Kinder-Mobbing beim FT Gern?

MÜNCHEN - Ist dieser Junge zu schlecht zum Fußballspielen? Sein Vater Andreas Liebau klagt in der AZ: Der Ex-Verein des Bayern-Spielers Philipp Lahm will meinen Sohn rausekeln - weil er nicht gut genug ist.
Luis (9) war immer gern in seinem Fußballverein. Er kickte drei Jahre bei der Freien Turnerschaft Gern – dem Ex-Verein des Bayernverteidigers Philipp Lahm. Doch seit diesem Winter will Luis nicht mal mehr aufs Trainingsgelände.
Weil sie ihn dort auch nicht haben wollen – weil er zu schlecht spielt.
Das behauptet sein Vater Andreas Liebau. Der Münchner Zahnarzt sagt: „Mein Sohn wurde aus dem Verein gemobbt“. Vor einigen Wochen habe ihm der Trainer der E2-Jugend mitgeteilt, dass Luis und vier andere Kinder nicht am Hallentraining teilnehmen können – die Halle sei zu klein. Andreas Liebau fragte nach bei der Jugendleitung. „Der wahre Grund war, dass die Kinder nicht spielstark genug sind“, sagt er.
Schon im Sommer habe es Ärger gegeben: „Da hat man den Kindern unverblümt gesagt, dass sie in Punktspielen nicht mehr in der Mannschaft eingesetzt werden.“ Liebau vermutet deshalb eine langsame Demontage der Kinder, die nicht gut genug für den Verein sind.
Dabei darf der FT Gern schlechte Kicker gar nicht benachteiligen – das steht in der Satzung des Bayerischen Fußballverbands. In Paragraph 1 steht: „Zweck des Verbandes ist die Förderung und Verbreitung des Fußballsports auf ausschließlich gemeinnütziger Grundlage, mit dem Ziele der körperlichen und sittlichen Ertüchtigung der Angehörigen seiner Mitgliedervereine, insbesondere der Jugend.“ Ob Luis also viele Tore schießt oder nicht einmal den Ball trifft, darf eigentlich keine Rolle spielen.

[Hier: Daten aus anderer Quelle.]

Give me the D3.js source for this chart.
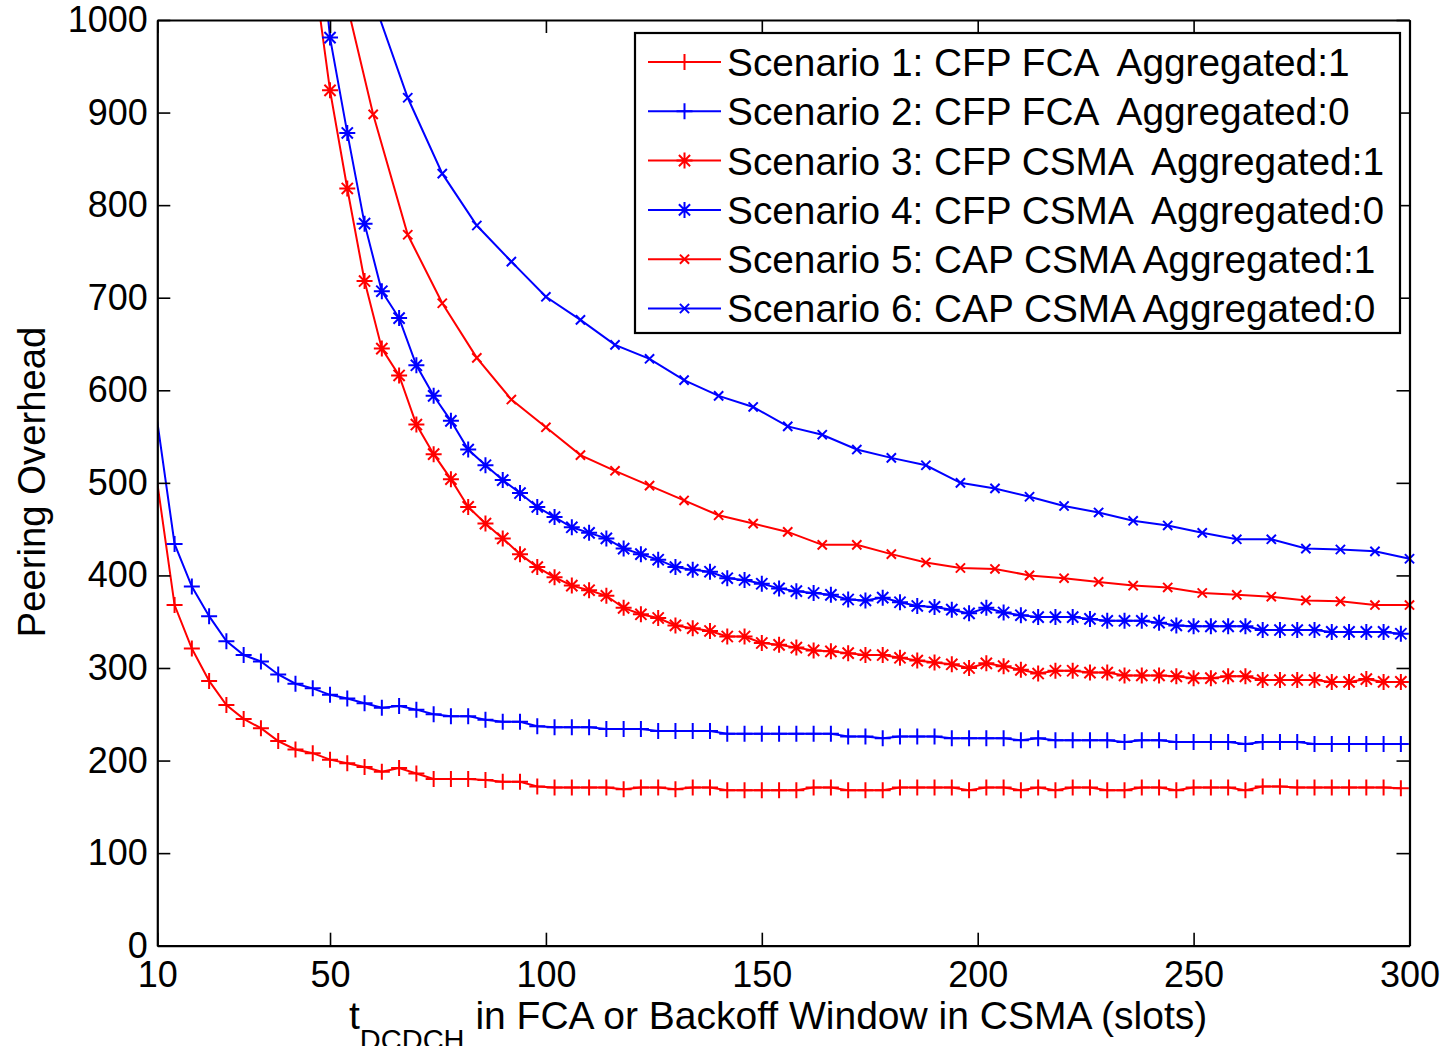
<!DOCTYPE html>
<html>
<head>
<meta charset="utf-8">
<script src="https://cdn.jsdelivr.net/npm/d3@7"></script>
<style>
  html, body { margin: 0; padding: 0; background: #fff; }
  text { font-family: "Liberation Sans", Arial, sans-serif; fill: #000; }
</style>
</head>
<body>
<svg id="chart" width="1443" height="1046"></svg>
<script>
var W = 1443, H = 1046;

// x grids (slots)
var xFine = d3.range(10, 299, 4);      // scenarios 1,2
var xStar = d3.range(46, 299, 4);      // scenarios 3,4
var xCross = d3.range(52, 301, 8);     // scenarios 5,6

// series values
var s1 = [500, 368, 321, 286, 260, 245, 235, 221, 212, 208,
  201, 197, 193, 188, 192, 186, 180, 180, 180, 179,
  177, 177, 172, 171, 171, 171, 171, 169, 171, 171,
  169, 171, 171, 168, 168, 168, 168, 168, 171, 171,
  168, 168, 168, 171, 171, 171, 171, 168, 171, 171,
  168, 171, 168, 171, 171, 168, 168, 171, 171, 168,
  171, 171, 171, 168, 172, 172, 171, 171, 171, 171,
  171, 171, 170];
var s2 = [566, 434, 388, 356, 329, 314, 307, 293, 283, 278,
  271, 267, 262, 257, 259, 255, 250, 248, 248, 244,
  242, 242, 237, 236, 236, 236, 234, 234, 234, 232,
  232, 232, 232, 229, 229, 229, 229, 229, 229, 229,
  226, 226, 224, 226, 226, 226, 224, 224, 224, 224,
  222, 224, 222, 222, 222, 222, 220, 222, 222, 220,
  220, 220, 220, 218, 220, 220, 220, 218, 218, 218,
  218, 218, 218];
var s3 = [1062, 924, 818, 718, 645, 616, 563, 531, 504, 474,
  456, 440, 423, 409, 398, 389, 384, 378, 365, 358,
  354, 346, 343, 340, 334, 334, 327, 325, 322, 319,
  318, 316, 314, 314, 311, 308, 306, 304, 300, 305,
  302, 298, 294, 297, 297, 295, 295, 292, 292, 292,
  291, 289, 289, 291, 291, 287, 287, 287, 287, 285,
  285, 288, 285, 285];
var s4 = [1171, 981, 878, 780, 707, 678, 627, 594, 567, 536,
  519, 503, 489, 474, 463, 452, 446, 440, 429, 423,
  417, 409, 406, 404, 397, 395, 391, 386, 383, 381,
  379, 374, 373, 376, 371, 367, 366, 363, 359, 365,
  360, 357, 355, 355, 355, 353, 351, 351, 351, 349,
  346, 345, 345, 345, 345, 341, 341, 341, 341, 339,
  339, 339, 339, 337];
var s5 = [1055, 898, 768, 694, 635, 590, 560, 530, 513, 497,
  481, 465, 456, 447, 433, 433, 423, 414, 408, 407,
  400, 397, 393, 389, 387, 381, 379, 377, 373, 372,
  368, 368];
var s6 = [1200, 1022, 916, 834, 778, 739, 701, 676, 649, 634,
  611, 594, 582, 561, 552, 536, 527, 519, 500, 494,
  485, 475, 468, 459, 454, 446, 439, 439, 429, 428,
  426, 418];

var legendLabels = [
  "Scenario 1: CFP FCA  Aggregated:1",
  "Scenario 2: CFP FCA  Aggregated:0",
  "Scenario 3: CFP CSMA  Aggregated:1",
  "Scenario 4: CFP CSMA  Aggregated:0",
  "Scenario 5: CAP CSMA Aggregated:1",
  "Scenario 6: CAP CSMA Aggregated:0"
];
var xTicks = [10, 50, 100, 150, 200, 250, 300];
var yTicks = [0, 100, 200, 300, 400, 500, 600, 700, 800, 900, 1000];

var series = [
  {xs: xFine, ys: s1, color: "#ff0000", marker: "plus"},
  {xs: xFine, ys: s2, color: "#0000ff", marker: "plus"},
  {xs: xStar, ys: s3, color: "#ff0000", marker: "star"},
  {xs: xStar, ys: s4, color: "#0000ff", marker: "star"},
  {xs: xCross, ys: s5, color: "#ff0000", marker: "cross"},
  {xs: xCross, ys: s6, color: "#0000ff", marker: "cross"}
];

var L = 157.3, R = 1409.5, T = 20, B = 945.7;

var x = d3.scaleLinear().domain([10, 300]).range([L, R]);
var y = d3.scaleLinear().domain([0, 1000]).range([B, T]);

var svg = d3.select("#chart");

svg.append("defs").append("clipPath").attr("id", "plotclip")
  .append("rect").attr("x", L).attr("y", T).attr("width", R - L).attr("height", B - T);

// marker shapes
function markerPath(type) {
  var p = 8, c = 4.6, s = 5.6;
  if (type == "plus") return "M" + (-p) + ",0H" + p + "M0," + (-p) + "V" + p;
  if (type == "cross") return "M" + (-c) + "," + (-c) + "L" + c + "," + c + "M" + (-c) + "," + c + "L" + c + "," + (-c);
  // star = plus + cross
  return "M" + (-p) + ",0H" + p + "M0," + (-p) + "V" + p +
    "M" + (-s) + "," + (-s) + "L" + s + "," + s + "M" + (-s) + "," + s + "L" + s + "," + (-s);
}

var line = d3.line()
  .x(function(d){ return x(d[0]); })
  .y(function(d){ return y(d[1]); });

var plot = svg.append("g");

series.forEach(function(s) {
  var pts = s.xs.map(function(v, i){ return [v, s.ys[i]]; });
  plot.append("path")
    .attr("d", line(pts))
    .attr("clip-path", "url(#plotclip)")
    .attr("fill", "none")
    .attr("stroke", s.color)
    .attr("stroke-width", 2);
  // no marker on the y axis itself or above the top
  plot.selectAll(null)
    .data(pts.filter(function(d){ return d[1] <= 1000 && d[0] > 10; }))
    .enter().append("path")
    .attr("transform", function(d){ return "translate(" + x(d[0]) + "," + y(d[1]) + ")"; })
    .attr("d", markerPath(s.marker))
    .attr("fill", "none")
    .attr("stroke", s.color)
    .attr("stroke-width", 2);
});

// axes, MATLAB-style inward ticks on all sides
var fs = 36;
var gx = svg.append("g").attr("transform", "translate(0," + B + ")")
  .call(d3.axisBottom(x).tickValues(xTicks).tickSize(-13).tickSizeOuter(0).tickPadding(15.5).tickFormat(d3.format("d")));
var gy = svg.append("g").attr("transform", "translate(" + L + ",0)")
  .call(d3.axisLeft(y).tickValues(yTicks).tickSize(-13).tickSizeOuter(0).tickPadding(9.5).tickFormat(d3.format("d")));
var gt = svg.append("g").attr("transform", "translate(0," + T + ")")
  .call(d3.axisTop(x).tickValues(xTicks).tickSize(-13).tickSizeOuter(0).tickFormat(""));
var gr = svg.append("g").attr("transform", "translate(" + R + ",0)")
  .call(d3.axisRight(y).tickValues(yTicks).tickSize(-13).tickSizeOuter(0).tickFormat(""));

[gx, gy, gt, gr].forEach(function(g) {
  g.select(".domain").attr("stroke", "#000").attr("stroke-width", 2.2);
  g.selectAll(".tick line").attr("stroke", "#000").attr("stroke-width", 1.6);
  g.selectAll(".tick text")
    .style("font-family", "'Liberation Sans', Arial, sans-serif")
    .style("font-size", fs + "px")
    .attr("fill", "#000");
});

// axis titles
var xl = svg.append("text")
  .attr("x", 349)
  .attr("y", 1029)
  .style("font-size", "39px");
xl.append("tspan").text("t");
xl.append("tspan").attr("dy", 21).style("font-size", "29px").text("DCDCH");
xl.append("tspan").attr("dy", -21).text(" in FCA or Backoff Window in CSMA (slots)");

svg.append("text")
  .attr("transform", "translate(45,482) rotate(-90)")
  .attr("text-anchor", "middle")
  .style("font-size", "38.3px")
  .text("Peering Overhead");

// legend
var lg = svg.append("g");
lg.append("rect")
  .attr("x", 635).attr("y", 33)
  .attr("width", 765).attr("height", 300)
  .attr("fill", "#fff")
  .attr("stroke", "#000")
  .attr("stroke-width", 2.2);

legendLabels.forEach(function(lab, i) {
  var cy = 62 + i * 49.3;
  var s = series[i];
  lg.append("line")
    .attr("x1", 648).attr("x2", 721)
    .attr("y1", cy).attr("y2", cy)
    .attr("stroke", s.color).attr("stroke-width", 2);
  lg.append("path")
    .attr("transform", "translate(684.5," + cy + ")")
    .attr("d", markerPath(s.marker))
    .attr("fill", "none")
    .attr("stroke", s.color).attr("stroke-width", 2);
  lg.append("text")
    .attr("x", 727)
    .attr("y", cy)
    .attr("dy", "0.36em")
    .style("font-size", "38.8px")
    .style("white-space", "pre")
    .attr("xml:space", "preserve")
    .text(lab);
});
</script>
</body>
</html>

Andreas Liebau denkt aber, dass Leistung beim FT Gern alles ist: „Neunjährige Kinder, die Spaß und Freude am Fußball und der Bewegung haben, nur wegen subjektiver Leistungskriterien auszuschließen, ist mit den BFV-Grundsätzen nicht einmal formal vereinbar. Ein Verein kann sich auch nicht einfach der Schwächeren entledigen, weil dies für ihn der einfachste und bequemste Weg ist.“ Dieses „Mobbing“ sei aber der einzige Weg, meint Liebau: „Der Verein kann laut Satzung nicht kündigen.“ Andreas Liebau darf das schon – und genau das hat er vor einigen Wochen getan. Um seinen Sohn zu schützen, wie er sagt.

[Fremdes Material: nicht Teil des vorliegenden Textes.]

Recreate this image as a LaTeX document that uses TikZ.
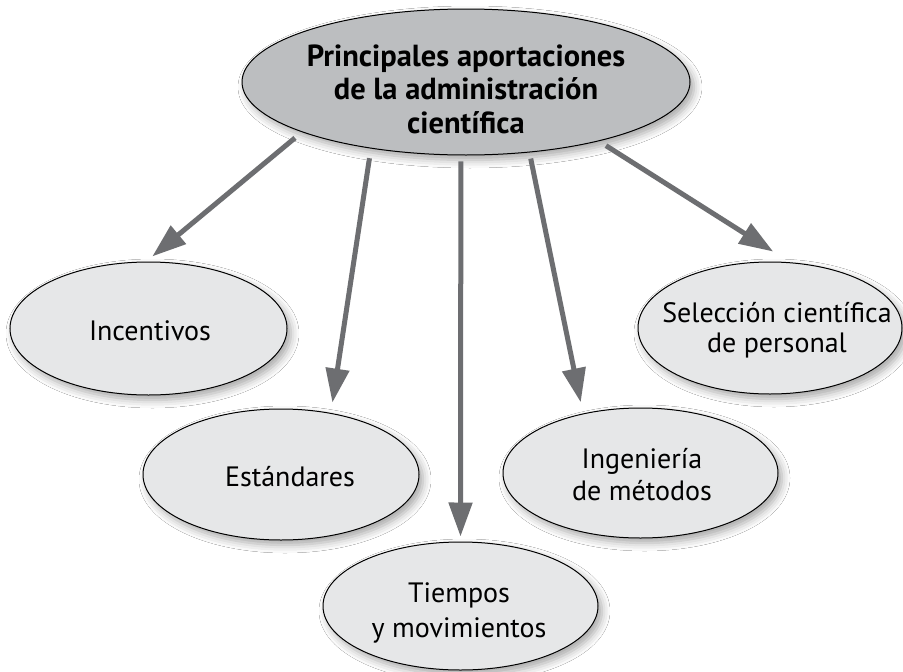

Der Gerner Vorstand Michael Franke möchte sich zu den Vorwürfen gegenüber der AZ nicht äußern. Interessanter Punkt am Rande: Der Verein ist total überfüllt, auf zwei Trainingsplätze kommen nach Frankes Angaben 350 Kinder. Ist das vielleicht ein Grund, warum Luis nicht mehr Fußball spielen darf? Seine Mannschaft ist ohne ihn jedenfalls nicht besser dran. Sie liegt auf dem letzten Platz. Mit nur einem Punkt.